And of course visually, e.g. in an interactive plot with additional mouseover info (text = make_itext...):

df.cal %>% plot_overview(
  d15.cal, size = amount,
  text = make_itext(name, d15 = round(d15.cal, 2), d18 = round(d18.cal, 2), amount = round(amount,3)),
  color = ifelse(category %in% c("IAEA-NO3", "USGS-34"), name, category), 
  panel = factor(category, levels = c("N2O", "IAEA-NO3", "USGS-34"))
  ) %>%
  make_interactive()

And some simpler single data plots (using filter from the ddply package) to look specifically at the samples and DPR control.

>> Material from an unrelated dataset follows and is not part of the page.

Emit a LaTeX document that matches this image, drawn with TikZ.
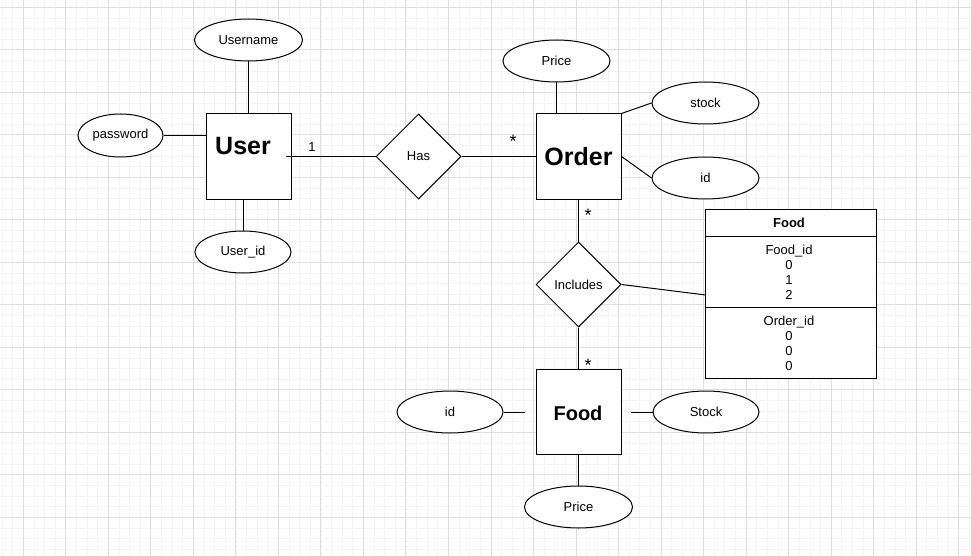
\documentclass[tikz,border=0pt]{standalone}
\usepackage{fontspec}
\setmainfont{Liberation Sans}
\usetikzlibrary{shapes.geometric}
\definecolor{gridminor}{HTML}{F4F4F4}
\definecolor{gridmajor}{HTML}{DEDEDE}
\tikzset{
  attr/.style={draw, ellipse, line width=1pt, inner sep=0pt, fill=white,
    font=\fontsize{13}{15}\selectfont},
  entbox/.style={draw, rectangle, line width=1pt, inner sep=0pt, fill=white,
    minimum width=85pt, minimum height=85pt},
  entlbl/.style={font=\fontsize{25}{30}\selectfont\bfseries, inner sep=0pt},
  rel/.style={draw, diamond, line width=1pt, inner sep=0pt, fill=white,
    minimum width=85pt, minimum height=85pt, font=\fontsize{13}{15}\selectfont},
  conn/.style={line width=1pt},
  mult/.style={font=\fontsize{18}{20}\selectfont, inner sep=0pt},
  small/.style={font=\fontsize{13}{15}\selectfont, inner sep=0pt, align=center},
}
\begin{document}
\begin{tikzpicture}[x=1pt,y=-1pt]
\useasboundingbox (0,0) rectangle (971,556);
\fill[white] (0,0) rectangle (971,556);
% grid
\foreach \k in {-2,...,89} {
  \draw[gridminor, line width=0.8pt] ({23.3+\k*10.63},0) -- ({23.3+\k*10.63},556);
}
\foreach \k in {-1,...,52} {
  \draw[gridminor, line width=0.8pt] (0,{7.3+\k*10.625}) -- (971,{7.3+\k*10.625});
}
\foreach \k in {0,...,22} {
  \draw[gridmajor, line width=1pt] ({23.3+\k*42.52},0) -- ({23.3+\k*42.52},556);
}
\foreach \k in {0,...,12} {
  \draw[gridmajor, line width=1pt] (0,{7.3+\k*42.5}) -- (971,{7.3+\k*42.5});
}

% User entity
\node[entbox] (user) at (249,156.5) {};
\node[entlbl] (userlbl) at (243,146) {User};
\node[attr, minimum width=108pt, minimum height=42pt] (username) at (248.5,40) {Username};
\node[attr, minimum width=85pt, minimum height=43pt] (password) at (120.5,135.5) {password};
\node[attr, minimum width=96pt, minimum height=42pt] (userid) at (243,252) {User\_id};
\draw[conn] (username.south) -- (username.south |- user.north);
\draw[conn] (password.east) -- (password.east -| user.west);
\draw[conn] (userid.north) -- (userid.north |- user.south);

% Has
\node[rel] (has) at (418.5,156.5) {Has};
\coordinate (hasstart) at (286,156.5);
\draw[conn] (hasstart) -- (has.west);
\node[small] (one) at (312,147) {1};

% Order entity
\node[entbox] (order) at (578.5,156.5) {};
\node[entlbl] (orderlbl) at (578.5,157) {Order};
\draw[conn] (has.east) -- (order.west);
\node[mult] (mhas) at (513,141.5) {*};
\node[attr, minimum width=107pt, minimum height=42pt] (oprice) at (556.5,61) {Price};
\node[attr, minimum width=107pt, minimum height=42pt] (ostock) at (705.5,103) {stock};
\node[attr, minimum width=107pt, minimum height=42pt] (oid) at (705.5,178) {id};
\draw[conn] (oprice.south) -- (oprice.south |- order.north);
\draw[conn] (order.north east) -- (ostock.west);
\draw[conn] (order.east) -- (oid.west);

% Includes
\node[rel] (inc) at (578.5,284.5) {Includes};
\draw[conn] (order.south) -- (inc.north);
\node[mult] (mord) at (588,215.5) {*};

% Food table
\node[draw, rectangle, line width=1pt, fill=white, inner sep=0pt,
  minimum width=171pt, minimum height=169pt] (tbl) at (791.2,293.7) {};
\coordinate (tblh1) at (705.7,236);
\coordinate (tblh2) at (705.7,307);
\draw[conn] (tblh1) -- (tblh1 -| tbl.east);
\draw[conn] (tblh2) -- (tblh2 -| tbl.east);
\node[small, font=\fontsize{13}{15}\selectfont\bfseries] (tbltitle) at (789,222.5) {Food};
\node[small] (tblfood) at (789,272) {Food\_id\\0\\1\\2};
\node[small] (tblorder) at (789,343) {Order\_id\\0\\0\\0};
\coordinate (tblin) at (705.7,295);
\draw[conn] (inc.east) -- (tblin);

% Food entity
\node[entbox] (food) at (578.5,411.5) {};
\node[entlbl, font=\fontsize{20}{24}\selectfont\bfseries] (foodlbl) at (578,413) {Food};
\draw[conn] (inc.south) -- (food.north);
\node[mult] (mfood) at (588,365.5) {*};
\node[attr, minimum width=106pt, minimum height=42pt] (fid) at (450,412) {id};
\node[attr, minimum width=106pt, minimum height=42pt] (fstock) at (706,412) {Stock};
\node[attr, minimum width=108pt, minimum height=42pt] (fprice) at (578.5,507) {Price};
\coordinate (fidend) at (525,412);
\coordinate (fstockend) at (631,412);
\draw[conn] (fid.east) -- (fidend);
\draw[conn] (fstockend) -- (fstock.west);
\draw[conn] (food.south) -- (fprice.north);
\end{tikzpicture}
\end{document}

df.cal %>% filter(category %in% c("P02E", "DPR")) %>% 
  plot_overview(d15.cal, d18.cal, color = paste(category, panel)) %>% 
  make_interactive()

Additional customization is also possible using ggplot functionality, for example can use the shape parameter for symbol differentiation, and to visualize all the standards’ key values in separate panels, can make use of facet_wrap:

(df.cal %>% filter(category %in% c("IAEA-NO3", "USGS-34")) %>% 
  plot_overview(
    d15.cal, d18.cal, amount, color = name, shape = name, 
    text = make_itext(name, `#` = run_number, 
                      d15 = round(d15.cal, 2), 
                      d18 = round(d18.cal, 2))) + 
  facet_wrap(panel ~ category, scales = "free", ncol = 2)) %>% 
  make_interactive()

Export data

At any point during the process, if you like to export data as excel, this is easy with the openxlsx package (here using a couple of filter options in select to skip parameters and raw values, and using arrange to sort the data):

df.cal %>% 
  select(-starts_with("p."), -ends_with(".raw"), -ends_with(".drift"), d15 = d15.cal, d18 = d18.cal) %>%
  arrange(category, name) %>%
  openxlsx::write.xlsx(file = "export.xlsx")